La passion de la mathématique
Samir Makhlouf est architecte. Il dit, dans une interview récente, qu’il était venu au roman par l’écriture et non par la littérature. N’étant pas littéraire de formation, sans doute voulait-il marquer la différence entre son cursus scientifique et professionnel d’un côté, et sa vocation d’artiste en tant qu’écrivain et peintre, de l’autre. Mais on décèle dans Merminus infinitif, bien plus que dans L' Homme de Gaya, une grande complicité entre la voix de l’écrivain-poète et celle du matheux épris d’algorithmes. La narration des faits y est souvent précédée de pauses poétiques écrites en italique qui jettent sur le drame du Black Wind Fantaziya une seconde vue. Autant l’enquête est soumise à un questionnement scientifique et au jeu des probabilités mathématiques, autant les pauses se meuvent dans des métaphores filées et infinies.

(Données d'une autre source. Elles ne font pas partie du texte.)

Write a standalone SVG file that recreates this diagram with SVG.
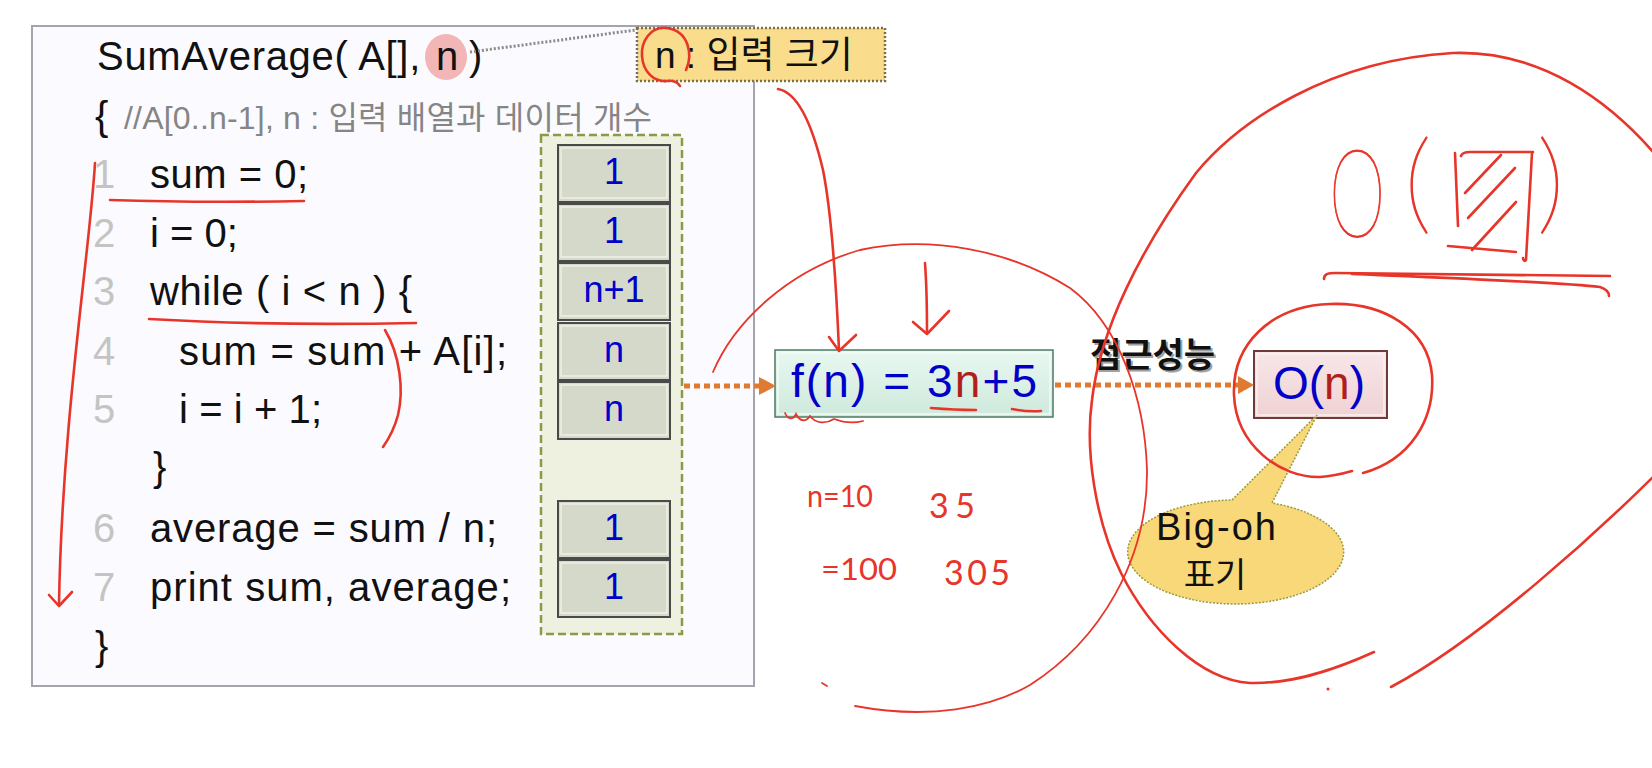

Cette double passion, qui marque l’œuvre de Samir Makhlouf, n’est pas sans rappeler le fervent plaidoyer de Lautréamont pour une alliance entre ces deux modes essentiels de la connaissance humaine : la poésie et la « sainte » mathématique. Benjamin Péret, quant à lui, était encore plus loin dans cette connivence. Dans son recueil, Le Grand Jeu, il fit siennes les équations mathématiques pour tenter de percer le sens de la vie. C’est dire que Makhlouf n’est pas sans ascendance littéraire et qu’il a bien des ancêtres dans le monde des Belles Lettres. Et des plus prestigieux ! Sans doute la science-fiction d’aujourd’hui lui offrira t-elle davantage de moyens pour entretenir ce grand rêve.